Under the hood this is a precomputed Mat4 (ndc_viewport_matrix): homogeneous multiply, then round. Same mapping, clearer composition when we add more matrix stages.
A unit test (world_z_shift_does_not_change_screen_xy) locks in that z does not affect xy pixels yet — no depth buffer in this milestone.
How we got here
Between 0.0.2 and 0.0.3 we explored orthographic projection the hard way: integration tests, NDC conventions, viewport mapping, even depth packing — then peeled back scope when the milestone picture cleared.
There was briefly a richer stack: mesh modules, triangle soup, wireframe edges from triangulation, look_at_lh, orthographic frustum parameters, fractional line endpoints, a golden WebP with JSON metadata. Sergey kept the tests, planning notes, and reference image, but deleted the implementation and rebuilt step by step rather than inheriting a large diff.
Version 0.0.3 is that slimmer rebuild: cube data in main, projection in ortho_camera, the line rasterizer unchanged. Same diary lesson as before — use agents heavily, but own the code you will maintain six months from now.
Testing the full scene
Line tests still use ASCII art helpers.

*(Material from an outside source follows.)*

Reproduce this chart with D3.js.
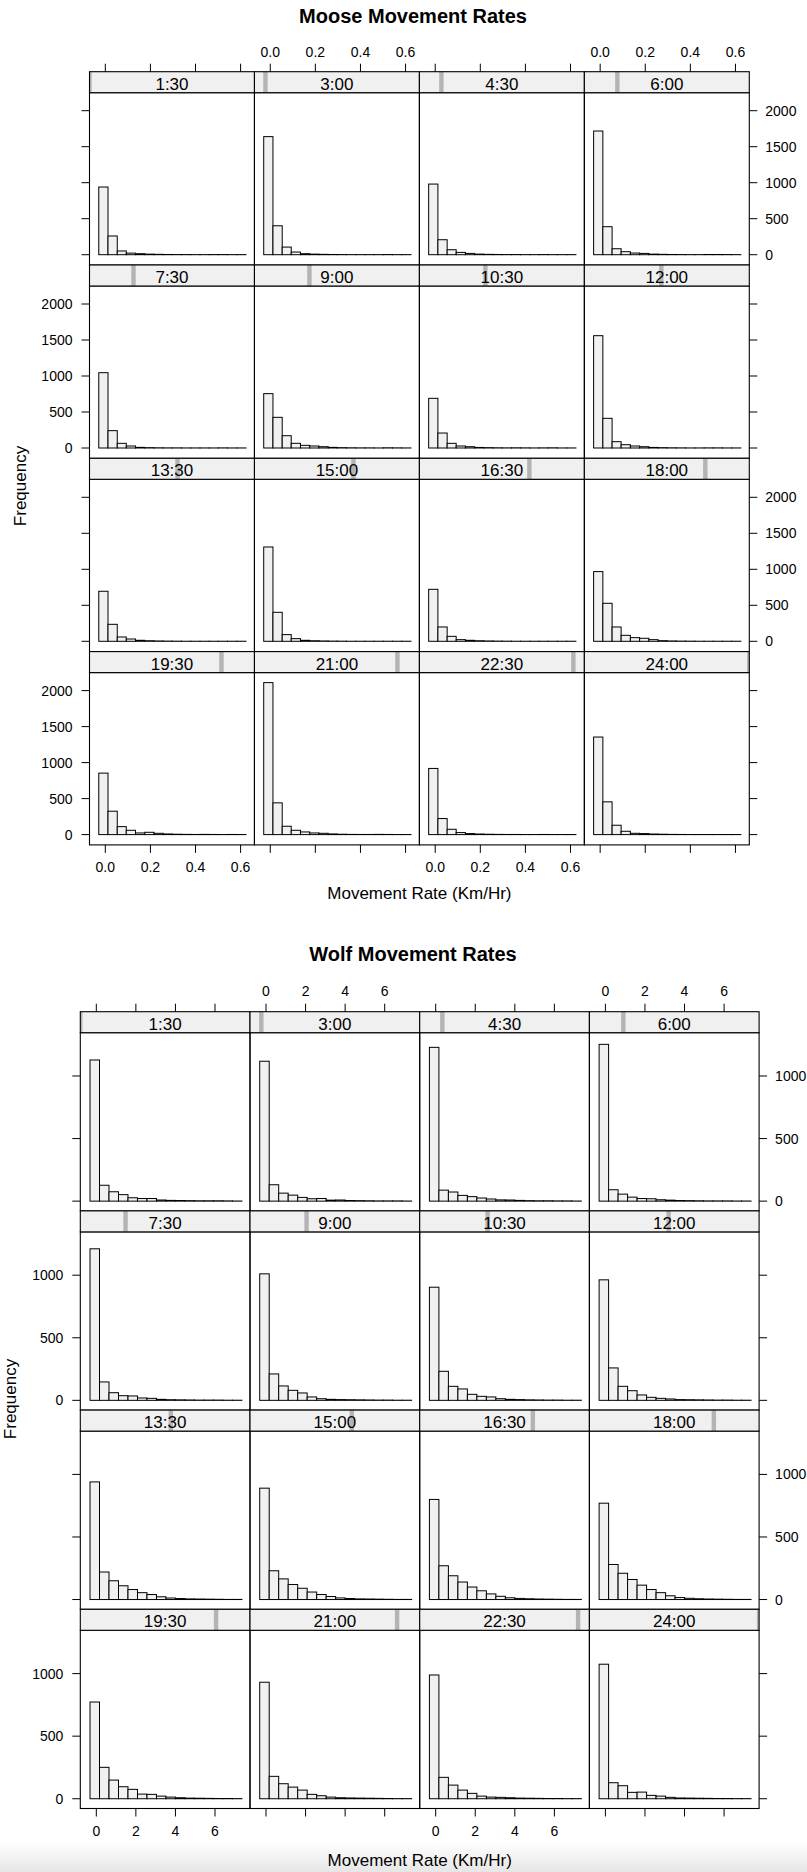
<!DOCTYPE html>
<html><head><meta charset="utf-8">
<script src="https://cdn.jsdelivr.net/npm/d3@7"></script>
<style>
body{margin:0;background:#fff}
svg{display:block}
text{font-family:"Liberation Sans",Arial,Helvetica,sans-serif;fill:#000}
</style>
</head><body>
<svg id="chart" width="807" height="1872"></svg>
<script>
// ---------- DATA ----------
const panelLabels = ["1:30","3:00","4:30","6:00","7:30","9:00","10:30","12:00",
                     "13:30","15:00","16:30","18:00","19:30","21:00","22:30","24:00"];

const mooseBreaks = [-0.029,0.012,0.053,0.093,0.134,0.175,0.216,0.257,0.297,
                     0.338,0.379,0.420,0.461,0.501,0.542,0.583,0.624];
const mooseCounts = [
  [940,260,52,22,14,8,5,3,2,2,1,1,2,2,1,1],
  [1640,402,106,37,14,8,5,3,2,1,1,1,1,2,1,1],
  [981,208,69,32,18,8,5,3,2,2,1,1,2,1,1,1],
  [1718,389,83,42,23,18,8,5,3,2,1,1,3,3,2,1],
  [1046,241,65,28,9,5,3,2,2,1,1,1,1,2,1,1],
  [755,426,171,65,37,28,18,9,5,3,2,2,1,3,2,1],
  [690,208,65,28,18,8,5,3,2,3,2,1,2,3,1,1],
  [1560,412,88,46,28,18,8,5,3,2,1,1,2,2,1,1],
  [695,236,60,32,14,8,5,3,2,1,1,1,1,1,1,1],
  [1310,403,93,37,14,8,5,3,2,1,1,1,1,1,1,1],
  [722,199,69,23,14,8,5,3,2,1,1,1,1,1,1,1],
  [968,528,199,83,51,42,23,9,5,3,2,1,1,1,1,1],
  [854,325,111,60,23,32,18,9,5,3,2,3,2,1,2,1],
  [2111,441,116,60,37,23,18,9,5,3,2,2,3,2,1,1],
  [919,223,74,28,14,8,5,3,2,2,1,1,2,1,1,1],
  [1355,455,130,46,18,14,8,5,3,2,1,1,1,1,1,1]
];

const wolfBreaks = [-0.318,0.162,0.642,1.122,1.602,2.082,2.562,3.042,3.522,
                    4.002,4.482,4.962,5.442,5.922,6.402,6.882,7.362];
const wolfCounts = [
  [1128,127,75,52,27,21,21,9,6,5,4,3,3,3,2,1],
  [1118,131,64,48,30,19,21,8,9,5,4,3,2,2,2,1],
  [1229,88,73,46,36,25,17,10,9,6,4,3,3,2,2,1],
  [1253,91,56,32,21,19,11,8,5,4,3,2,2,2,1,1],
  [1211,147,61,37,35,19,16,8,5,4,3,2,2,2,1,1],
  [1011,211,115,80,59,27,13,8,6,5,4,3,2,2,1,1],
  [904,232,112,91,48,32,27,13,8,6,4,3,2,2,1,1],
  [963,259,112,77,43,24,16,11,6,5,4,3,2,2,1,1],
  [940,220,150,110,80,55,40,22,12,8,5,4,3,2,1,1],
  [890,230,165,120,90,60,40,24,13,8,5,4,3,2,1,1],
  [800,270,190,140,100,70,45,26,14,9,6,4,3,2,1,1],
  [770,280,210,160,115,80,55,30,16,10,6,4,3,2,1,1],
  [773,251,149,96,75,37,35,21,13,8,5,4,3,2,2,1],
  [931,179,120,93,69,35,24,13,8,6,5,4,3,2,1,1],
  [989,171,109,69,43,21,13,11,8,5,4,3,2,2,1,1],
  [1075,128,104,51,53,27,21,11,6,5,4,3,2,2,1,1]
];

const mooseXTicks = [0, 0.2, 0.4, 0.6];
const mooseXTickLabels = ["0.0","0.2","0.4","0.6"];
const mooseYTicks = [0, 500, 1000, 1500, 2000];
const wolfXTicks = [0, 2, 4, 6];
const wolfXTickLabels = ["0","2","4","6"];
const wolfYTicks = [0, 500, 1000];

const titles = ["Moose Movement Rates", "Wolf Movement Rates"];
const xLabel = "Movement Rate (Km/Hr)";
const yLabel = "Frequency";

// ---------- DRAW ----------
const svg = d3.select("#chart");

// faint screenshot shading at the very bottom
const defs = svg.append("defs");
const grad = defs.append("linearGradient").attr("id","shade").attr("x1",0).attr("y1",0).attr("x2",0).attr("y2",1);
grad.append("stop").attr("offset","0%").attr("stop-color","#ffffff");
grad.append("stop").attr("offset","100%").attr("stop-color","#e6e6e6");
svg.append("rect").attr("x",0).attr("y",1842).attr("width",807).attr("height",30).attr("fill","url(#shade)");

function drawBlock(cfg){
  const g = svg.append("g");
  const nCol = 4, nRow = 4;
  const x = d3.scaleLinear().domain(cfg.xDomain).range([0, cfg.colW]);
  const y = d3.scaleLinear().domain(cfg.yDomain).range([cfg.panelH, 0]);
  const gridR = cfg.left + nCol*cfg.colW;
  const gridB = cfg.top + nRow*cfg.rowH;

  // title
  g.append("text").attr("x", cfg.titleX).attr("y", cfg.titleY)
    .attr("text-anchor","middle").attr("font-size",20).attr("font-weight","bold").text(cfg.title);

  cfg.counts.forEach((counts, i) => {
    const r = Math.floor(i / nCol), c = i % nCol;
    const px = cfg.left + c*cfg.colW;
    const sy = cfg.top + r*cfg.rowH;
    const py = sy + cfg.stripH;
    const pg = g.append("g").attr("transform", `translate(${px},${py})`);

    // bars
    const bins = counts.map((v,k) => ({x0: cfg.breaks[k], x1: cfg.breaks[k+1], v}));
    pg.selectAll("rect.bar").data(bins).join("rect").attr("class","bar")
      .attr("x", d => x(d.x0)).attr("width", d => x(d.x1) - x(d.x0))
      .attr("y", d => y(d.v)).attr("height", d => y(0) - y(d.v))
      .attr("fill","#f1f1f1").attr("stroke","#000").attr("stroke-width",1);

    // panel border
    pg.append("rect").attr("x",0).attr("y",0).attr("width",cfg.colW).attr("height",cfg.panelH)
      .attr("fill","none").attr("stroke","#000").attr("stroke-width",1.1);

    // strip
    const sg = g.append("g").attr("transform", `translate(${px},${sy})`);
    sg.append("rect").attr("x",0).attr("y",0).attr("width",cfg.colW).attr("height",cfg.stripH)
      .attr("fill","#f0f0f0");
    const levelX = d3.scaleLinear().domain([0, panelLabels.length-1]).range([0, cfg.colW]);
    const bx0 = Math.max(0, levelX(i) - 2.2), bx1 = Math.min(cfg.colW, levelX(i) + 2.2);
    sg.append("rect").attr("x", bx0).attr("y", 0).attr("width", Math.max(0,bx1-bx0)).attr("height", cfg.stripH)
      .attr("fill","#b4b4b4");
    sg.append("text").attr("x", cfg.colW/2).attr("y", 18).attr("text-anchor","middle")
      .attr("font-size",17).text(panelLabels[i]);
    sg.append("rect").attr("x",0).attr("y",0).attr("width",cfg.colW).attr("height",cfg.stripH)
      .attr("fill","none").attr("stroke","#000").attr("stroke-width",1.1);

    // axes (alternating, lattice style)
    const tick = 8;
    if (r === 0) {
      const ax = g.append("g").attr("transform", `translate(${px},${sy})`);
      ax.selectAll("line").data(cfg.xTicks).join("line")
        .attr("x1", d => x(d)).attr("x2", d => x(d)).attr("y1", 0).attr("y2", -tick)
        .attr("stroke","#000");
      if (c % 2 === 1) {
        ax.selectAll("text").data(cfg.xTicks).join("text")
          .attr("x", d => x(d)).attr("y", cfg.topLabelY - sy).attr("text-anchor","middle")
          .attr("font-size",14).text((d,k) => cfg.xTickLabels[k]);
      }
    }
    if (r === nRow-1) {
      const ax = g.append("g").attr("transform", `translate(${px},${py + cfg.panelH})`);
      ax.selectAll("line").data(cfg.xTicks).join("line")
        .attr("x1", d => x(d)).attr("x2", d => x(d)).attr("y1", 0).attr("y2", tick)
        .attr("stroke","#000");
      if (c % 2 === 0) {
        ax.selectAll("text").data(cfg.xTicks).join("text")
          .attr("x", d => x(d)).attr("y", cfg.bottomLabelY - (py + cfg.panelH)).attr("text-anchor","middle")
          .attr("font-size",14).text((d,k) => cfg.xTickLabels[k]);
      }
    }
    if (c === 0) {
      const ax = g.append("g").attr("transform", `translate(${px},${py})`);
      ax.selectAll("line").data(cfg.yTicks).join("line")
        .attr("x1", 0).attr("x2", -tick).attr("y1", d => y(d)).attr("y2", d => y(d))
        .attr("stroke","#000");
      if (r % 2 === 1) {
        ax.selectAll("text").data(cfg.yTicks).join("text")
          .attr("x", -tick - 9).attr("y", d => y(d)).attr("dy","0.36em").attr("text-anchor","end")
          .attr("font-size",14).text(d => d);
      }
    }
    if (c === nCol-1) {
      const ax = g.append("g").attr("transform", `translate(${px + cfg.colW},${py})`);
      ax.selectAll("line").data(cfg.yTicks).join("line")
        .attr("x1", 0).attr("x2", tick).attr("y1", d => y(d)).attr("y2", d => y(d))
        .attr("stroke","#000");
      if (r % 2 === 0) {
        ax.selectAll("text").data(cfg.yTicks).join("text")
          .attr("x", tick + 8).attr("y", d => y(d)).attr("dy","0.36em").attr("text-anchor","start")
          .attr("font-size",14).text(d => d);
      }
    }
  });

  // axis titles
  g.append("text").attr("x", (cfg.left + gridR)/2).attr("y", cfg.xlabY)
    .attr("text-anchor","middle").attr("font-size",17).text(xLabel);
  g.append("text").attr("transform", `translate(${cfg.ylabX},${cfg.ylabY}) rotate(-90)`)
    .attr("text-anchor","middle").attr("font-size",17).text(yLabel);
}

drawBlock({
  title: titles[0], titleX: 413, titleY: 22.7,
  left: 89.5, top: 71.7, colW: 164.95, rowH: 193.3, stripH: 21, panelH: 172.3,
  xDomain: [-0.0701, 0.6614], yDomain: [-143, 2250],
  breaks: mooseBreaks, counts: mooseCounts,
  xTicks: mooseXTicks, xTickLabels: mooseXTickLabels, yTicks: mooseYTicks,
  topLabelY: 57.3, bottomLabelY: 872.3, xlabY: 899, ylabX: 26, ylabY: 486
});

drawBlock({
  title: titles[1], titleX: 413, titleY: 960.7,
  left: 80.3, top: 1011.7, colW: 169.7, rowH: 199.2, stripH: 21, panelH: 178.2,
  xDomain: [-0.809, 7.77], yDomain: [-78, 1346],
  breaks: wolfBreaks, counts: wolfCounts,
  xTicks: wolfXTicks, xTickLabels: wolfXTickLabels, yTicks: wolfYTicks,
  topLabelY: 996, bottomLabelY: 1836, xlabY: 1866, ylabX: 16, ylabY: 1399
});
</script>
</body></html>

For the whole image we compare decoded RGBA bytes against a committed snapshot at snapshots/cube/scene.webp.
Regenerate after intentional visual changes:
cargo run --quiet -- snapshots/cube/scene.webp
Two levels of feedback again: local geometry in unit tests, pixel-exact scene stability at integration scope.
What this version unlocks
We now have the orthographic wireframe backbone from the milestone breakdown: fixed camera, twelve edges, one model orientation, still image only.
Not in 0.0.3 yet: animation, perspective, filled triangles, depth buffer, culling, or lighting.
Next up was animated orthographic wireframe — the cube starts spinning in the follow-up post. After that: perspective, then filled raster with depth.